Global and local sand–geosynthetic interface behaviour

Abstract

The influence of overall particle shape, mean particle size, initial relative density and effective normal stress on the global and local soil–geosynthetic interaction is investigated here through an extensive series of direct shear interface tests between six sands in contact with one multifilament woven geotextile, one non-woven geotextile and one geomembrane. Analysis of the soil–geosynthetic data highlights mobilisation of higher peak friction angles with increases in initial relative density and angularity of sand particles and decrease in the effective normal stress.

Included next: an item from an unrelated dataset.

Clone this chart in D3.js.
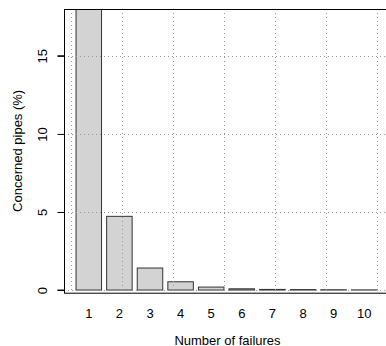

The average frictional efficiencies of the sand–geosynthetic interfaces are 0·95 and 0·79, respectively, for the sand–geotextile and sand–geomembrane interfaces. It is shown that the interface slip increases with the initial relative density of sand and regularity of particles, and decreases with increasing the mean particle size and effective normal stress. Analysis of the local particle movements by means of digital particle image velocimetry revealed that the average thickness of the shear zone for the sand–geosynthetic interfaces tested ranges from 3·8 to 11·9 (with an average of 7·0) times the mean particle size of the contact sand. The experimental data indicate that thicknesses of the shear and dilation zones are almost equal for the sand–geosynthetics interfaces tested.